Langgam.id - Sejumlah warga dari Kabupaten Limapuluh Kota mendatangi Dewan Perwakilan Rakyat (DPRD) Sumatra Barat (Sumbar), Senin (9/11/2020). Mereka meminta agar pemerintah mengalihkan jalur tol yang melewati lahan produktif di wilayahnya.
Warga yang terdampak berada di 5 nagari yaitu, Nagari Lubuk Batingkok, Koto Tangah Simalanggang, Koto Tinggi Simalanggang, Taeh Baruh dan Nagari Gurun. Nagari itu berada di dua kecamatan yaitu Harau dan Payakumbuh. Warga meminta lokasi dipindahkan ke lahan yang tidak padat penduduk dan tidak produktif.
Salah seorang warga Jorong Tigo Balai, Nagari Lubuk Batingkok Ezi Fitriana (39) mengatakan di wilayahnya yang akan terdampak ada balai adat, musala, 2 pandam pekuburan, makam tokoh ulama di kampung tersebut, dan lainnya.
"Bagi kami itu sakral, mereka tokoh kami di kampung, makam leluhur, kemudian ada juga surau suluk kami kena," katanya di DPRD Sumbar, Senin (9/11/2020).
Selain itu dirinya juga punya usaha rumahan yang memiliki 50 orang karyawan. Usahanya bergerak membuat roti, pengolahan daging dan ikan, dan makanan. Jika dipaksakan jalan tol di sana maka ia kehilangan usaha serta 50 orang karyawan akan kena PHK.
"Saya sendiri ada 10 makam leluhur, kemudian pabrik saya yang sudah berdiri 15 tahun juga terkena, kemudian ada juga kebun saya sekitar 1 hektar, termasuk rumah saya," katanya.

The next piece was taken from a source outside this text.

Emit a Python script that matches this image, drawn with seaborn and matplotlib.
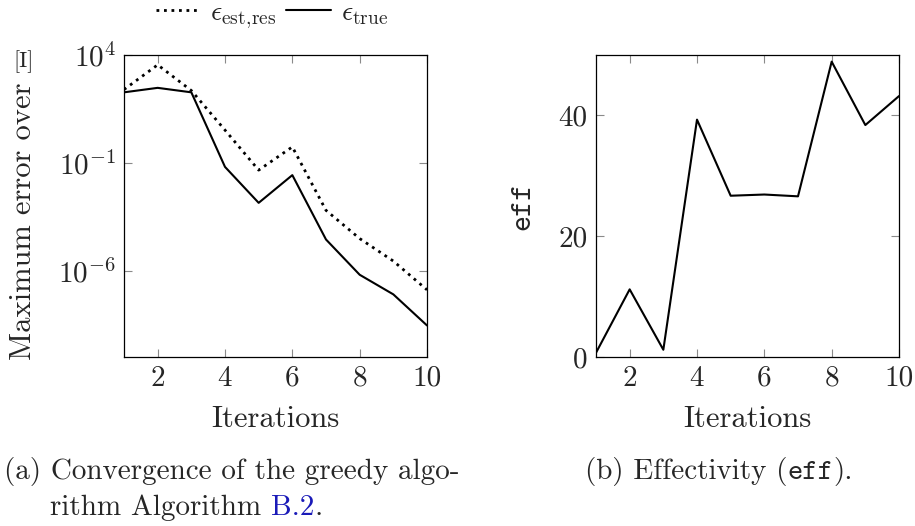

Masyarakat menurutnya tidak anti jalan tol, tetapi hanya meminta titik jalan tol digeser. Kalau pun terpaksa terkena juga, cukup yang terkena itu hanya kebun dan sawah saja. Jangan sampai yang lainnya.
Menurutnya, masyarakat sudah komunikasi dengan sejumlah pihak seperti DPRD dan PUPR. Mereka prinsipnya menerima dan akan meneruskan aspirasi tersebut kepada pemerintah pusat. Sehingga warga tidak hanya bertemu petugas di lapangan saja.

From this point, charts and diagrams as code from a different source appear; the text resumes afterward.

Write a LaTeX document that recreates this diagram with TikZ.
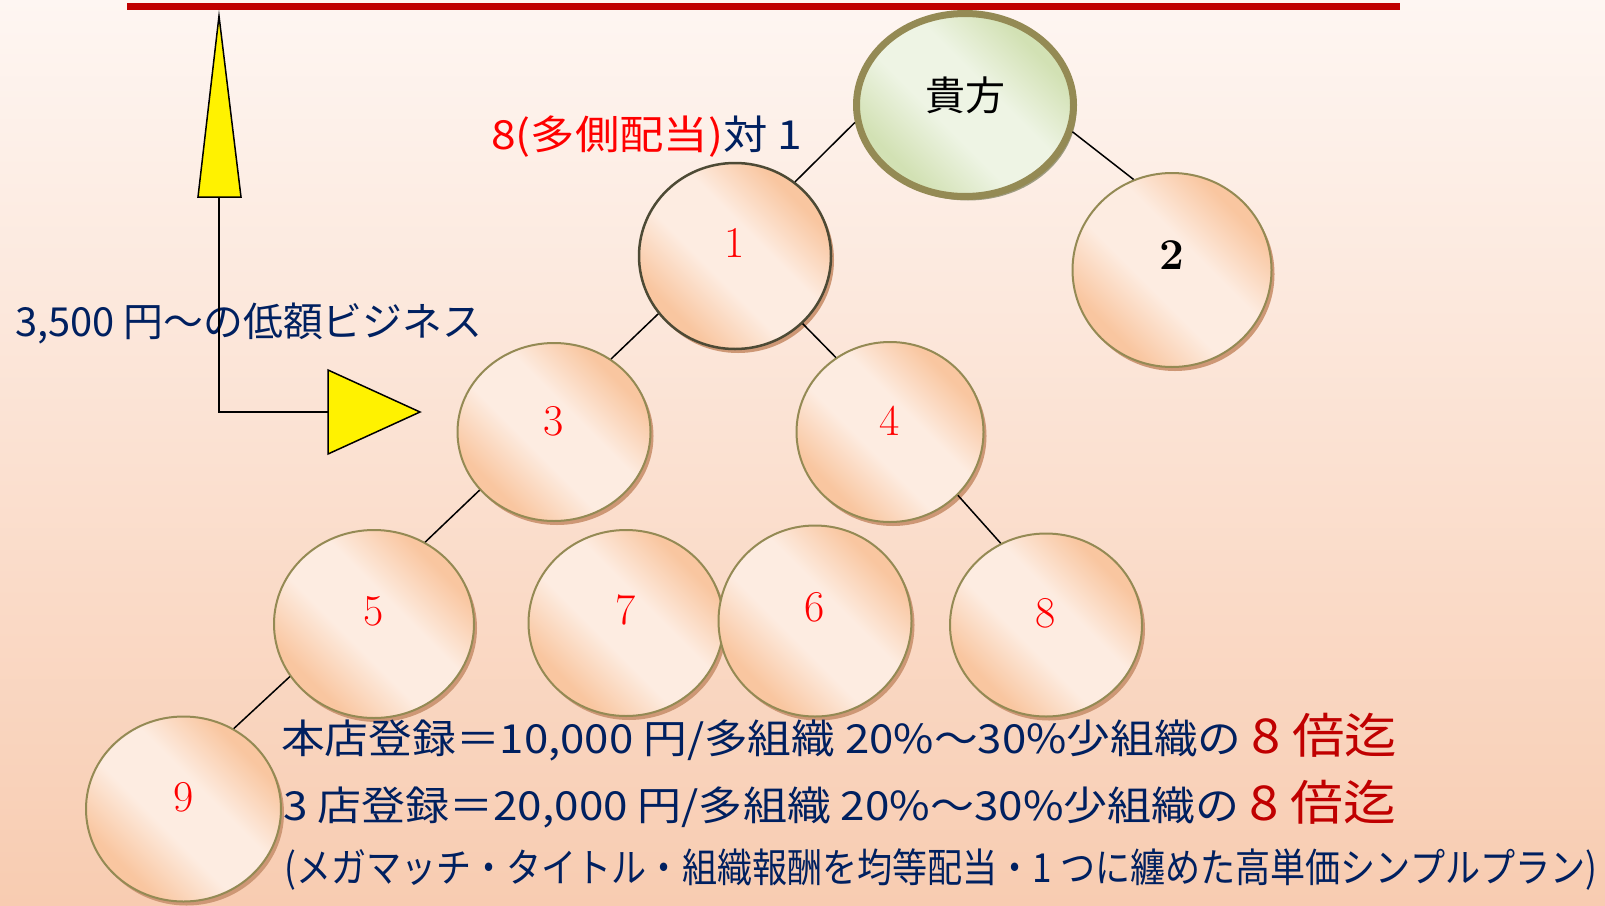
\documentclass[tikz,border=0pt]{standalone}
\usepackage{fontspec}
\usepackage{graphicx}
\usetikzlibrary{shapes.geometric,shadows}
\newfontfamily\jpfont{Noto Sans CJK JP}
\definecolor{navy}{HTML}{002060}
\definecolor{darkred}{HTML}{C00000}
\definecolor{ringolive}{HTML}{948A54}
\definecolor{ringdark}{HTML}{4D4A35}
\definecolor{peachdk}{HTML}{F9C6A0}
\definecolor{peachlt}{HTML}{FDECE1}
\definecolor{greendk}{HTML}{D2E1B4}
\definecolor{greenlt}{HTML}{EEF4E4}
\definecolor{ballshadow}{HTML}{CD9775}
\definecolor{topshadow}{HTML}{9E9C80}
\definecolor{bgtop}{HTML}{FEF6F2}
\definecolor{bgbot}{HTML}{F8CCB1}
\pgfdeclarehorizontalshading{peachball}{100bp}{color(0bp)=(peachdk); color(28bp)=(peachdk); color(43bp)=(peachlt); color(57bp)=(peachlt); color(72bp)=(peachdk); color(100bp)=(peachdk)}
\pgfdeclarehorizontalshading{greenball}{100bp}{color(0bp)=(greendk); color(28bp)=(greendk); color(43bp)=(greenlt); color(57bp)=(greenlt); color(72bp)=(greendk); color(100bp)=(greendk)}

\begin{document}
\begin{tikzpicture}[x=1pt,y=-1pt,
    ball/.style={ellipse, inner sep=0pt, draw=ringolive, line width=2pt, shade, shading=peachball, shading angle=45,
      drop shadow={shadow xshift=3pt, shadow yshift=-4pt, fill=ballshadow, opacity=1}},
    num/.style={text=red, font=\fontsize{44}{44}\selectfont, inner sep=0pt},
    jp/.style={font=\jpfont\fontsize{40}{44}\selectfont, text=navy, inner sep=0pt},
    link/.style={line width=1.5pt},
    tri/.style={fill=yellow, draw=black, line width=1.5pt}]
      \useasboundingbox (0,0) rectangle (1605,905);
      \fill[top color=bgtop, bottom color=bgbot] (0,0) rectangle (1605,905);

      \draw[darkred, line width=7pt] (127,6.5) -- (1400,6.5);

      % the person at the top
      \node[ellipse, inner sep=0pt, draw=ringolive, line width=7pt, shade, shading=greenball, shading angle=45,
        minimum width=217pt, minimum height=183pt,
        drop shadow={shadow xshift=3pt, shadow yshift=-4pt, fill=topshadow, opacity=1}] (top) at (965,105) {};
      \node[font=\jpfont\fontsize{40}{40}\selectfont, inner sep=0pt] (you) at ([yshift=10pt]top.center) {貴方};

      \node[ball, draw=ringdark, line width=2.5pt, minimum width=192pt, minimum height=186pt] (n1) at (735,256) {};
      \node[num] (t1) at ([yshift=13pt]n1.center) {1};
      \node[ball, minimum width=199pt, minimum height=194pt] (n2) at (1172,270) {};
      \node[num, text=black, font=\fontsize{44}{44}\selectfont\bfseries] (t2) at ([yshift=15pt]n2.center) {2};
      \node[ball, minimum width=193pt, minimum height=178pt] (n3) at (554,432) {};
      \node[num] (t3) at ([yshift=11pt]n3.center) {3};
      \node[ball, minimum width=187pt, minimum height=180pt] (n4) at (890,432) {};
      \node[num] (t4) at ([yshift=11pt]n4.center) {4};
      \node[ball, minimum width=200pt, minimum height=188pt] (n5) at (374,624) {};
      \node[num] (t5) at ([yshift=13pt]n5.center) {5};
      \node[ball, minimum width=195pt, minimum height=186pt] (n7) at (626,623) {};
      \node[num] (t7) at ([yshift=13pt]n7.center) {7};
      \node[ball, minimum width=193pt, minimum height=191pt] (n6) at (815,621) {};
      \node[num] (t6) at ([yshift=14pt]n6.center) {6};
      \node[ball, minimum width=192pt, minimum height=183pt] (n8) at (1046,625) {};
      \node[num] (t8) at ([yshift=12pt]n8.center) {8};
      \node[ball, minimum width=195pt, minimum height=185pt] (n9) at (183.5,809) {};
      \node[num] (t9) at ([yshift=12pt]n9.center) {9};

      \draw[link] (top.189) -- (n1.51);
      \draw[link] (top.346) -- (n2.113);
      \draw[link] (n1.217) -- (n3.52);
      \draw[link] (n1.315) -- (n4.126);
      \draw[link] (n3.218) -- (n5.58);
      \draw[link] (n4.317) -- (n8.119);
      \draw[link] (n5.212) -- (n9.58);

      % texts
      \node[jp, anchor=west] (ratio) at (491,137) {\resizebox{311pt}{\height}{\textcolor{red}{8(多側配当)}対 1}};
      \node[jp, anchor=west] (lowcost) at (15,324) {\resizebox{467pt}{\height}{3,500 円～の低額ビジネス}};

      % yellow arrows
      \coordinate (upbase) at (219,197);
      \coordinate (bend) at (219,412);
      \coordinate (rightbase) at (328,412);
      \draw[line width=2pt] (upbase) -- (bend) -- (rightbase);
      \draw[tri] (219,16) -- (241,197) -- (198,197) -- cycle;
      \draw[tri] (420,412) -- (328,370) -- (328,454) -- cycle;

      \node[jp, anchor=west] (plan1) at (281,737) {\resizebox{1116pt}{\height}{本店登録＝10,000 円/多組織 20\%～30\%少組織の {\color{darkred}\fontsize{48}{48}\selectfont 8 倍迄}}};
      \node[jp, anchor=west] (plan2) at (283,804) {\resizebox{1113pt}{\height}{3 店登録＝20,000 円/多組織 20\%～30\%少組織の {\color{darkred}\fontsize{48}{48}\selectfont 8 倍迄}}};
      \node[jp, anchor=west] (plan3) at (284,870) {\resizebox{1313pt}{\height}{(メガマッチ・タイトル・組織報酬を均等配当・1 つに纏めた高単価シンプルプラン)}};
    \end{tikzpicture}
\end{document}
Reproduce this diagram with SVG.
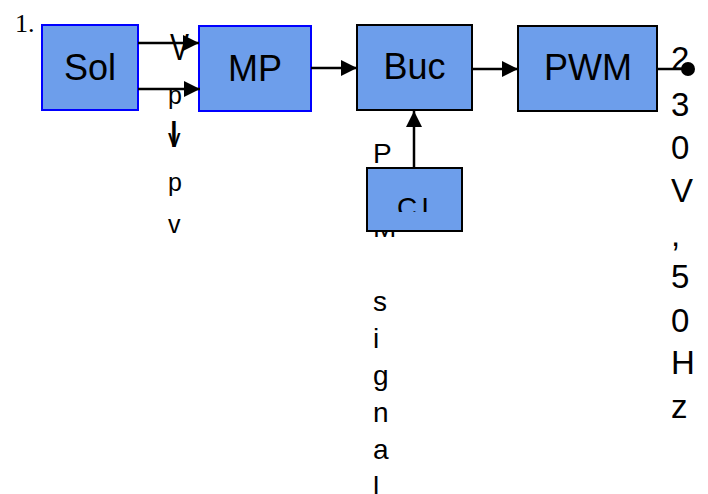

Ia juga menyayangkan petugas di lapangan memberikan dua gambar desain jalan tol yang disosialisasikan di lapangan. Sehingga gambar yang berbeda tersebut membuat masyarakat seolah diadu domba. Sebab masyarakat yang sosialisasi ke dua berpikir bahwa gambar tersebut kesepakatan yang dilakukan oleh masyarakat pada sosialisasi pertama.

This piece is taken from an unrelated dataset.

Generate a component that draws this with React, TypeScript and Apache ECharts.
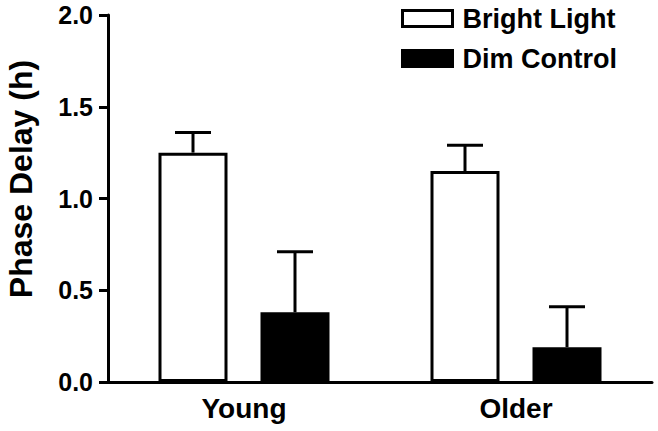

"Masyarakat yang disosialisasikan ke dua nuduh gambarnya kesepakatan masyarakat di sosialisasi pertama, sehingga kami gontok-gontokan, tidak ada yang diuntungkan, kami semua dirugikan," katanya.
Ia meminta agar pemerintah menghubungi seluruh masyarakat sekitar agar terjadi komunikasi. Kalau tidak, maka dialihkan pun akan terjadi lagi penolakan di masyarakat yang lainnya. Sebab kalau lokasi dipindahkan, tentu masyarakat yang lainnya jadi terdampak.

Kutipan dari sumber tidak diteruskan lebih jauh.